From Gridiron to Global Villain: How Michael Vick Became the World’s Favorite American Scapegoat
Michael Vick: The Quarterback Who Went Global by Way of a Dogfight
When Michael Vick’s name surfaces in polite conversation from Berlin to Bangkok, it is rarely preceded by “three-time Pro Bowler” and almost always followed by the Germanic hiss of “Hundekampf.” The American football star’s spectacular fall from grace in 2007—bankruptcy, 23 months in federal prison, and a lifetime’s supply of public scorn—turned out to be the NFL’s most successful accidental export since shoulder pads. Not because anyone abroad suddenly started caring about the Atlanta Falcons’ red-zone efficiency, but because Vick’s saga arrived just in time to confirm every international stereotype about the United States: loud, violent, and weirdly sentimental about animals.
Europe, still nursing a post-colonial guilt complex the size of Greenland, embraced the Vick scandal with the fervor of a reformed smoker. In Britain, where fox hunting is now a quaint Netflix documentary subject, tabloids splashed Vick’s mug across pages usually reserved for Brexit meltdowns. The French, never ones to miss a chance at moral one-upmanship, dispatched sociologists to explain why American culture breeds “la violence spectaculaire.” (Their conclusion: too much corn syrup and not enough Proust.) Even China—where Yulin’s annual dog-meat festival continues to thrive behind the Great Firewall—found room to cluck its tongue at American barbarism, a geopolitical judo move so brazen it deserves its own Olympic medal.

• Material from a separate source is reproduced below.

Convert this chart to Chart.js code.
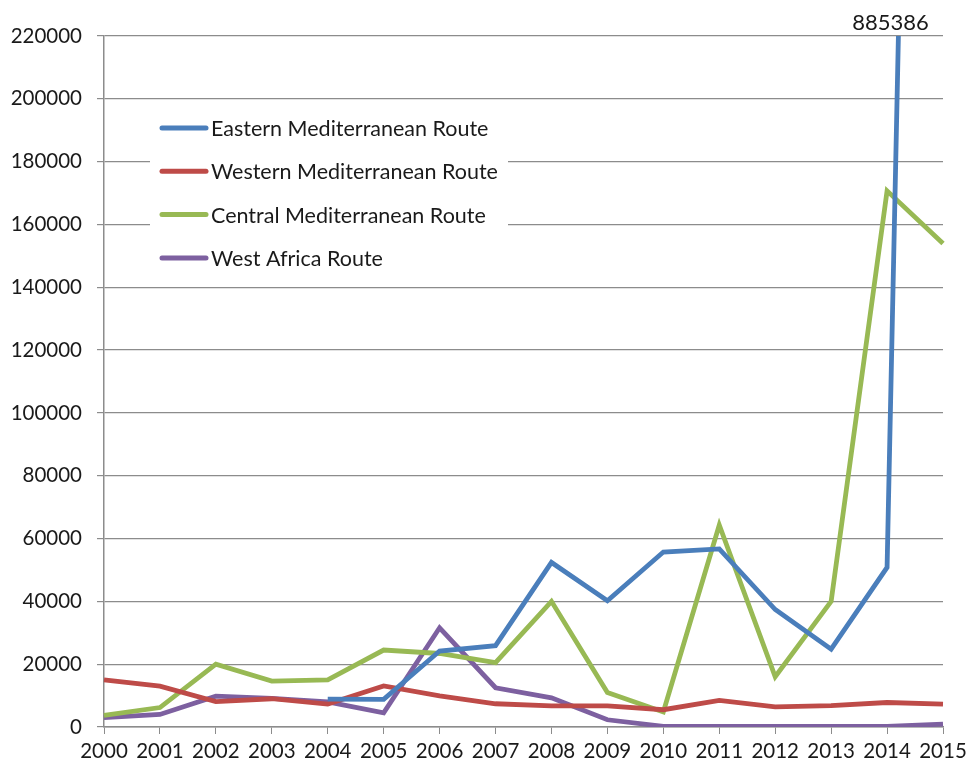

The global ripple effect was swift and mercenary. PETA’s international branches saw donations spike 30 percent in 2008, proving nothing unites disparate continents like a common villain who can’t read a zone blitz. Adidas, Nike, and even the Japanese firm Mizuno raced to scrub Vick’s likeness from billboards faster than you could say “sweatshop damage control.” Meanwhile, Australia quietly updated its visa regulations to bar anyone convicted of animal cruelty, a move insiders dubbed the “Vick Clause,” which sounds like a Robert Ludlum novel but plays like bureaucratic poetry.
Ironically, the scandal also exported American redemption theater—an art form as indigenous as jazz and just as improvisational. Qatar’s Al Jazeera ran a primetime special titled “Second Acts in the Colonies,” examining how U.S. society recycles disgrace into prime-time narrative. Vick’s 2010 comeback with the Philadelphia Eagles became a transatlantic morality play: a cautionary tale for some, a capitalist resurrection miracle for others. German sports talk shows, normally obsessed with Bayern Munich’s defensive line, dissected Vick’s passer rating with Teutonic solemnity, as if it were a new EU directive on cheese labeling.

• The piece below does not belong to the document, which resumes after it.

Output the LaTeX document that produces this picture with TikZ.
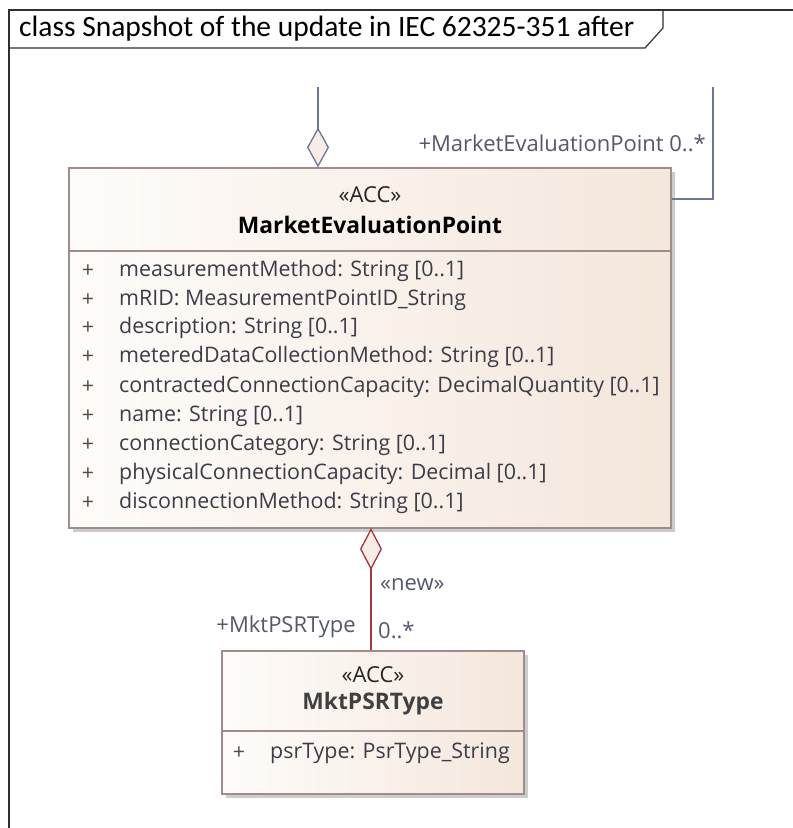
\documentclass[tikz,border=0pt]{standalone}
\usepackage{fontspec}
\setmainfont{Open Sans}
\newfontfamily\titlefont{Carlito}
\usetikzlibrary{arrows.meta,shadows,calc}
\definecolor{framecol}{HTML}{303030}
\definecolor{boxborder}{HTML}{A08C8C}
\definecolor{fillL}{HTML}{FEFCFA}
\definecolor{fillR}{HTML}{F4E7DC}
\definecolor{shadowcol}{HTML}{CCCCCC}
\definecolor{attrcol}{HTML}{3C3C48}
\definecolor{conncol}{HTML}{6B7894}
\definecolor{redcol}{HTML}{A3363C}
\definecolor{labcol}{HTML}{55586A}
\definecolor{diafill}{HTML}{F7ECE6}
\tikzset{
  classbox/.style={draw=boxborder, line width=1.2pt, shading=axis, left color=fillL, right color=fillR, inner sep=0pt,
    drop shadow={shadow xshift=4pt, shadow yshift=-4pt, fill=shadowcol, opacity=1}},
  divider/.style={draw=boxborder, line width=1.2pt},
  stereo/.style={font=\fontsize{22}{25}\selectfont, text=black!85, inner sep=0pt},
  cname/.style={font=\bfseries\fontsize{22.8}{26}\selectfont, text=black, inner sep=0pt},
  attr/.style={font=\fontsize{21.4}{24}\selectfont, text=attrcol, anchor=west, inner sep=0pt},
  plus/.style={font=\fontsize{21.4}{24}\selectfont, text=attrcol!80!brown, inner sep=0pt},
  conn/.style={draw=conncol, line width=1.3pt},
  redconn/.style={draw=redcol, line width=1.3pt},
  lab/.style={font=\fontsize{22}{25}\selectfont, text=labcol, inner sep=0pt},
}
\begin{document}
\begin{tikzpicture}[x=1pt,y=-1pt]
\useasboundingbox (0,0) rectangle (793,828);
% frame
\draw[framecol, line width=1.2pt] (9,828) -- (9,10) -- (793,10);
\draw[framecol, line width=1.2pt] (9,48) -- (645,48) -- (663,28) -- (663,10);
\node[anchor=west, inner sep=0pt, font=\titlefont\fontsize{29.5}{32}\selectfont] (title) at (19,29) {class Snapshot of the update in IEC 62325-351 after};

% MarketEvaluationPoint
\node[classbox, minimum width=602pt, minimum height=360pt] (mep) at (370,348) {};
\draw[divider] (mep.west |- 0,251) -- (mep.east |- 0,251);
\node[stereo] (mepst) at (370,195) {«ACC»};
\node[cname] (mepname) at (370,225) {MarketEvaluationPoint};
\foreach \y/\t [count=\i] in {271/{measurementMethod: String [0..1]},
  300/{mRID: MeasurementPointID\_String},
  328/{description: String [0..1]},
  357/{meteredDataCollectionMethod: String [0..1]},
  387/{contractedConnectionCapacity: DecimalQuantity [0..1]},
  416/{name: String [0..1]},
  445/{connectionCategory: String [0..1]},
  474/{physicalConnectionCapacity: Decimal [0..1]},
  503/{disconnectionMethod: String [0..1]}}{
  \node[plus] (mepp\i) at (88,\y) {+};
  \node[attr] (mepa\i) at (119,\y) {\t};
}

% MktPSRType
\node[classbox, minimum width=302pt, minimum height=143pt] (mkt) at (373,722.5) {};
\draw[divider] (mkt.west |- 0,731) -- (mkt.east |- 0,731);
\node[stereo] (mktst) at (373,675) {«ACC»};
\node[cname, text=black!75] (mktname) at (373,704) {MktPSRType};
\node[plus] (mktp) at (239,753) {+};
\node[attr] (mkta) at (270,753) {psrType: PsrType\_String};

% top connectors
\coordinate (c1) at (318,87);
\coordinate (c2) at (713,87);
\draw[conn, -{Diamond[length=40pt, width=22pt, open, fill=diafill, line width=1.3pt]}] (c1) -- (c1 |- mep.north);
\draw[conn] (c2) |- (mep.east |- 0,199);
\node[lab, anchor=east] (l1) at (706,143) {+MarketEvaluationPoint 0..*};

% bottom connector
\coordinate (c3) at (371,528);
\draw[redconn, {Diamond[length=42pt, width=22pt, open, fill=diafill, line width=1.3pt]}-] (c3) -- (c3 |- mkt.north);
\node[lab, anchor=west] (l2) at (380,585) {«new»};
\node[lab, anchor=east] (l3) at (356,627) {+MktPSRType};
\node[lab, anchor=west] (l4) at (378,630) {0..*};
\end{tikzpicture}
\end{document}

Yet the most enduring international takeaway has nothing to do with football or contrition. Vick’s case became a Rorschach test for how cultures rank their sins. In Latin America, where drug lords fund entire municipalities, the notion of jailing a man over dogs prompted incredulous laughter. In India, activists compared Vick’s sentence to the impunity enjoyed by poachers who skin tigers alive, suggesting cosmic injustice on a karmic installment plan. Even South Africa—no stranger to complicated legacies—held panel discussions asking whether Vick’s crimes outweighed those of apartheid profiteers still sipping Chardonnay in Stellenbosch.
A decade and a half later, Vick now appears on ESPN as a studio analyst, his smile calibrated to the wattage of corporate forgiveness. Abroad, the story has settled into a comfortable parable: America’s ability to monetize its own moral panic. Merchandise sales in Europe featuring vintage Vick jerseys spiked again last year, marketed not to football fans but to irony connoisseurs who wear them to Berlin techno clubs like couture confessionals. Japan sells limited-edition plush pit bulls with removable angel wings—collect all 23 felonies!
The broader significance, if one insists on such things, is that Michael Vick accidentally globalized the concept of selective outrage. In a world where Saudi Arabia hosts heavyweight boxing matches and Qatar stages World Cups built by migrant labor, Vick remains a convenient avatar for sins we all agree on—because the dogs can’t unionize. That, dear reader, is the true American innovation: exporting moral clarity in neat, sponsor-friendly packages, complete with a redemption arc and optional subtitles.